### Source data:
········

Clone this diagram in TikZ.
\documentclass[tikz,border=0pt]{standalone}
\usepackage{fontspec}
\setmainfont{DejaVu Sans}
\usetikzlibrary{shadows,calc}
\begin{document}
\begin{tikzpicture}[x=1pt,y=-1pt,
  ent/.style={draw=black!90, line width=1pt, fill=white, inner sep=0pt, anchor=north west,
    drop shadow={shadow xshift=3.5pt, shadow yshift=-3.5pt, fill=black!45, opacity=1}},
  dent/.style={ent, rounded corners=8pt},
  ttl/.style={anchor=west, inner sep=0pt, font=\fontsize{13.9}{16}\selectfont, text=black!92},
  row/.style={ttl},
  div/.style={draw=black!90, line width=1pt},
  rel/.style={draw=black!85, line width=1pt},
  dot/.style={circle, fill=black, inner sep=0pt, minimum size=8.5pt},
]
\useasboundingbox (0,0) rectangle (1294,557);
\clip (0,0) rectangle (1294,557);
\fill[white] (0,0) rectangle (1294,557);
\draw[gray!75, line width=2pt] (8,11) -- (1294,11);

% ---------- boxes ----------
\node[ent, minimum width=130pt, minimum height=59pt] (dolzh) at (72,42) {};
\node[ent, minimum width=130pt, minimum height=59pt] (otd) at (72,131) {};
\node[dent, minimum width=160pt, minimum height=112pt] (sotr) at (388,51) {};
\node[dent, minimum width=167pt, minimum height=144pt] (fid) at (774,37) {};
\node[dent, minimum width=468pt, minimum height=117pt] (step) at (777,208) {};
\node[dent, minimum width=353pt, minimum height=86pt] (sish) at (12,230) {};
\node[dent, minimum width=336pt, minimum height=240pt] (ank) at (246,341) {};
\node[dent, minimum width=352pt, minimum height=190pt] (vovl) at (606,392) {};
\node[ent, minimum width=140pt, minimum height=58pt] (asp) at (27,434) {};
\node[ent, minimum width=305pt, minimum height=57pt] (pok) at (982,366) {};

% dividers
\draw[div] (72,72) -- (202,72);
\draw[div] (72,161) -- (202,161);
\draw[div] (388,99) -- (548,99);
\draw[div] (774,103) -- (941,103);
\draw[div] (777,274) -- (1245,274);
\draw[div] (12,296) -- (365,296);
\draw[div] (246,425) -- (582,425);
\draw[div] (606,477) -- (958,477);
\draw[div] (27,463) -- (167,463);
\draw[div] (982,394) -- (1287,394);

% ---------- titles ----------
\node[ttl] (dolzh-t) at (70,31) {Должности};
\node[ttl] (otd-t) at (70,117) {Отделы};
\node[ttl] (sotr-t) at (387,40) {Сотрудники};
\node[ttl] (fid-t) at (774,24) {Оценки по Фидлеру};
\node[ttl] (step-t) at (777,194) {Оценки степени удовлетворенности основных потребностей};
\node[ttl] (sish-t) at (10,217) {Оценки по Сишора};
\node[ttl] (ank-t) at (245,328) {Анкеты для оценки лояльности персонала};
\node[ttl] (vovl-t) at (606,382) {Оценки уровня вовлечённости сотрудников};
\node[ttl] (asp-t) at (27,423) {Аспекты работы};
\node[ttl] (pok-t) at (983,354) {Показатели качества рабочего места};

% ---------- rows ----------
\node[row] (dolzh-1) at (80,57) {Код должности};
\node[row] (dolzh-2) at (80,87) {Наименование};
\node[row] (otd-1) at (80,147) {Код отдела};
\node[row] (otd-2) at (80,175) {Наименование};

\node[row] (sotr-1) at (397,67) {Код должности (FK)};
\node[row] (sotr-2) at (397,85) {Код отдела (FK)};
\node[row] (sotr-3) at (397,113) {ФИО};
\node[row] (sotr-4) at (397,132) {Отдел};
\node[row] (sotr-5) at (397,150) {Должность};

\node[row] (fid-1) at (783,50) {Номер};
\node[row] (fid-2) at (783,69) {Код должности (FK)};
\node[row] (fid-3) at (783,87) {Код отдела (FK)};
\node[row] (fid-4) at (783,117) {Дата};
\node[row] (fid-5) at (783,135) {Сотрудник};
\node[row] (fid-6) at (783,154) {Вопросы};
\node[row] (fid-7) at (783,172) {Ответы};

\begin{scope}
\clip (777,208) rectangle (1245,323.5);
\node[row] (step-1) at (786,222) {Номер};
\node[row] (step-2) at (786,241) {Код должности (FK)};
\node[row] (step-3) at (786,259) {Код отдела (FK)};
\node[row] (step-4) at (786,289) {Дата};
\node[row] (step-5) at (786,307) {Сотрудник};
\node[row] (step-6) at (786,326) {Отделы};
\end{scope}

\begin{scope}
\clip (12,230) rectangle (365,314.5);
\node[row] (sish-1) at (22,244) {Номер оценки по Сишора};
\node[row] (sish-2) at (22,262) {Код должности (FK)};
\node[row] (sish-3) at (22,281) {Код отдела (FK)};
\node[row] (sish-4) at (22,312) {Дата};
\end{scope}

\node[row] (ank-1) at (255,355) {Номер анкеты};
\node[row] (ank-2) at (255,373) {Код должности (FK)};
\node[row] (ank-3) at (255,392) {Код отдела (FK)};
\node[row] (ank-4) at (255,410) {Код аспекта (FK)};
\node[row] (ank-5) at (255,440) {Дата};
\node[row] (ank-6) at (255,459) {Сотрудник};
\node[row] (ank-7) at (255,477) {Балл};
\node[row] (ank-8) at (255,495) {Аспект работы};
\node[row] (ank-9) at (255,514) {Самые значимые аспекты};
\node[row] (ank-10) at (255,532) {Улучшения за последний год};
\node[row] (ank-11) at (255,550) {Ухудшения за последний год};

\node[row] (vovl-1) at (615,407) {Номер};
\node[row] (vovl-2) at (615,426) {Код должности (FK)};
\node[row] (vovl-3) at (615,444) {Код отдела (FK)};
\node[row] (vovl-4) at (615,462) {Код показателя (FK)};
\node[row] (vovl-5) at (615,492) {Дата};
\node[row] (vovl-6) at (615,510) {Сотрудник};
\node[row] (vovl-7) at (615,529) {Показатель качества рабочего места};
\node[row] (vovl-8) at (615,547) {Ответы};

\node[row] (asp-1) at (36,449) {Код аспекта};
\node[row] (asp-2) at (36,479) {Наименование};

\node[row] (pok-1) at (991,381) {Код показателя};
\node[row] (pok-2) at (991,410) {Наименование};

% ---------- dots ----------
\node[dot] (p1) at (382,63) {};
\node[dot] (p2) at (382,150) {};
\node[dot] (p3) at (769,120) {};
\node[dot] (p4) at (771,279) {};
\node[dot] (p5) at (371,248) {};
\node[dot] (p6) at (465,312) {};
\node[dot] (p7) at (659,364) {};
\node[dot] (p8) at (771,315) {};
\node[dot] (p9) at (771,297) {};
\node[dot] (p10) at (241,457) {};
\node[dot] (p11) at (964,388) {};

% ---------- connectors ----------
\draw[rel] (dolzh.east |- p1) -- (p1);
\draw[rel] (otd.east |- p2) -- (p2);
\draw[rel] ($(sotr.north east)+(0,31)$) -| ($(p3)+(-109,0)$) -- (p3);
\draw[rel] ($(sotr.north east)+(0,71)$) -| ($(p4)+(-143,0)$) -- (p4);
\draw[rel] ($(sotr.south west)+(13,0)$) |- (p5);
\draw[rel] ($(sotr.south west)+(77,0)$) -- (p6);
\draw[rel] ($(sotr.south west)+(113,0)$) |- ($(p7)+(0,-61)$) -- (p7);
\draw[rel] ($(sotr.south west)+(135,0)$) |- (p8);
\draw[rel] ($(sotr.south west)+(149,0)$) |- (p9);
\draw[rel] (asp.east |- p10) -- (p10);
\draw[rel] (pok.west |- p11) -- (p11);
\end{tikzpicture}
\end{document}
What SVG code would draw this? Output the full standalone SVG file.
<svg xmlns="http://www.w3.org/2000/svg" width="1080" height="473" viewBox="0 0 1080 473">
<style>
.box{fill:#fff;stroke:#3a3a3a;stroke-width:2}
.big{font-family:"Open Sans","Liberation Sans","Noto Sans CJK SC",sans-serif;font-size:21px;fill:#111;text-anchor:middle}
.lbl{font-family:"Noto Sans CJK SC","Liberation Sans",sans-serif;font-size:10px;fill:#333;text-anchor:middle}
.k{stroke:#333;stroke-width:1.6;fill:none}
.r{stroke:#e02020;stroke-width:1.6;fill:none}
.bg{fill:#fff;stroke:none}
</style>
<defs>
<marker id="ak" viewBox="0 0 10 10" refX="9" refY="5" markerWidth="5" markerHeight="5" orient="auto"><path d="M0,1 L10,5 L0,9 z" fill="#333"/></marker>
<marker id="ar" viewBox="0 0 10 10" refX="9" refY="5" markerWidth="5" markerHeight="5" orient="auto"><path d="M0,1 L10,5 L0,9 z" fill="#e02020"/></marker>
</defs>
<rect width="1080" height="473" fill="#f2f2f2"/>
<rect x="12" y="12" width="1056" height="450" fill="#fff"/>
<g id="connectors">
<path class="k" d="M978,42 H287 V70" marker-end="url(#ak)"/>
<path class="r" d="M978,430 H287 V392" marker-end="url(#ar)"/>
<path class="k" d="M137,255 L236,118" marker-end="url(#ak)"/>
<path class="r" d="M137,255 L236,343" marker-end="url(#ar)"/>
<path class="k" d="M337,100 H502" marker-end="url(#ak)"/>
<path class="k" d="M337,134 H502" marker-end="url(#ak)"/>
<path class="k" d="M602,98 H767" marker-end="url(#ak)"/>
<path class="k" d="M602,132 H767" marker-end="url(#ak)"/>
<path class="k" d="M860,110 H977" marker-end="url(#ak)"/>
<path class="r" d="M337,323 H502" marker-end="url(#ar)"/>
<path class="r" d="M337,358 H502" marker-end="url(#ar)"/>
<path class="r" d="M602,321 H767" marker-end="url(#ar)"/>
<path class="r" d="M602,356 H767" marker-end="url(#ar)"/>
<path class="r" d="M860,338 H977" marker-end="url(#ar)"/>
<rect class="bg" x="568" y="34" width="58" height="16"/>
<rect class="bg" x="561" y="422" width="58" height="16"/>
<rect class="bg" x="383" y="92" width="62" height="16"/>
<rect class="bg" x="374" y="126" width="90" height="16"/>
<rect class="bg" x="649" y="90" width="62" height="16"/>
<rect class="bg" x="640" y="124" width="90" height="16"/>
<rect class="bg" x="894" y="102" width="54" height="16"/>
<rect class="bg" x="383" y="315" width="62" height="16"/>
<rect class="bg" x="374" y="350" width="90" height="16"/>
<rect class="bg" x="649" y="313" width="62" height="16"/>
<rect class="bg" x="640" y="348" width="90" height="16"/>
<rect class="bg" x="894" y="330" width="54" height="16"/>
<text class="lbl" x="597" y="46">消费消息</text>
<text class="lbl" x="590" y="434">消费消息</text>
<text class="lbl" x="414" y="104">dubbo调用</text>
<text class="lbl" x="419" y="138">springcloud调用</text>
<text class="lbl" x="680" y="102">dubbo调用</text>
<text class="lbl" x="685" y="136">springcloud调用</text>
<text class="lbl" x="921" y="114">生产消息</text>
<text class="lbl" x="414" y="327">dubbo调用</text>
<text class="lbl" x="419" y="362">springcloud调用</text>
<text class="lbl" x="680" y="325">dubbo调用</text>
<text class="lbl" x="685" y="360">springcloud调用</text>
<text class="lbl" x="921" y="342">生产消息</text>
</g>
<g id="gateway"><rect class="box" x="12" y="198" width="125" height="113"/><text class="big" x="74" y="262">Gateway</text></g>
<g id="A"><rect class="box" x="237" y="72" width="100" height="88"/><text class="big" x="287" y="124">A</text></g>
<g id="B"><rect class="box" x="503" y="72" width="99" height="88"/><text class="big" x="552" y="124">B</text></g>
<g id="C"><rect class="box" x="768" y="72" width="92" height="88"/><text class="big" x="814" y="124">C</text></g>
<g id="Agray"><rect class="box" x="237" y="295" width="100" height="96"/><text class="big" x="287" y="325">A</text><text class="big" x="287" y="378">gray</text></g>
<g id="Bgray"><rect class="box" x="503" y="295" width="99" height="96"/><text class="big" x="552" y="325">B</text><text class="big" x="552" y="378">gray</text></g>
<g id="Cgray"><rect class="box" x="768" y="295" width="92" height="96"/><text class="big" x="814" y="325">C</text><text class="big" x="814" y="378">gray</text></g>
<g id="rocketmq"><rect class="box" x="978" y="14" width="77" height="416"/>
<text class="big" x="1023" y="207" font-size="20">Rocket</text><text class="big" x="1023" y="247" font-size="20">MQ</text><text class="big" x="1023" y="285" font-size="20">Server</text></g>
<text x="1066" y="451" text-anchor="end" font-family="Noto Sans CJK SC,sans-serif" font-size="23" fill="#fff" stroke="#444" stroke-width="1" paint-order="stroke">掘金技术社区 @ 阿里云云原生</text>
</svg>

········

### WHAT YOU ARE ASKED TO DO:
Without changing anything, quote the lines from the top of the data to the line that contains "minimum width=305pt, minimum", including that line.

### RIGHT ANSWER:
Clone this diagram in TikZ.
\documentclass[tikz,border=0pt]{standalone}
\usepackage{fontspec}
\setmainfont{DejaVu Sans}
\usetikzlibrary{shadows,calc}
\begin{document}
\begin{tikzpicture}[x=1pt,y=-1pt,
  ent/.style={draw=black!90, line width=1pt, fill=white, inner sep=0pt, anchor=north west,
    drop shadow={shadow xshift=3.5pt, shadow yshift=-3.5pt, fill=black!45, opacity=1}},
  dent/.style={ent, rounded corners=8pt},
  ttl/.style={anchor=west, inner sep=0pt, font=\fontsize{13.9}{16}\selectfont, text=black!92},
  row/.style={ttl},
  div/.style={draw=black!90, line width=1pt},
  rel/.style={draw=black!85, line width=1pt},
  dot/.style={circle, fill=black, inner sep=0pt, minimum size=8.5pt},
]
\useasboundingbox (0,0) rectangle (1294,557);
\clip (0,0) rectangle (1294,557);
\fill[white] (0,0) rectangle (1294,557);
\draw[gray!75, line width=2pt] (8,11) -- (1294,11);

% ---------- boxes ----------
\node[ent, minimum width=130pt, minimum height=59pt] (dolzh) at (72,42) {};
\node[ent, minimum width=130pt, minimum height=59pt] (otd) at (72,131) {};
\node[dent, minimum width=160pt, minimum height=112pt] (sotr) at (388,51) {};
\node[dent, minimum width=167pt, minimum height=144pt] (fid) at (774,37) {};
\node[dent, minimum width=468pt, minimum height=117pt] (step) at (777,208) {};
\node[dent, minimum width=353pt, minimum height=86pt] (sish) at (12,230) {};
\node[dent, minimum width=336pt, minimum height=240pt] (ank) at (246,341) {};
\node[dent, minimum width=352pt, minimum height=190pt] (vovl) at (606,392) {};
\node[ent, minimum width=140pt, minimum height=58pt] (asp) at (27,434) {};
\node[ent, minimum width=305pt, minimum height=57pt] (pok) at (982,366) {};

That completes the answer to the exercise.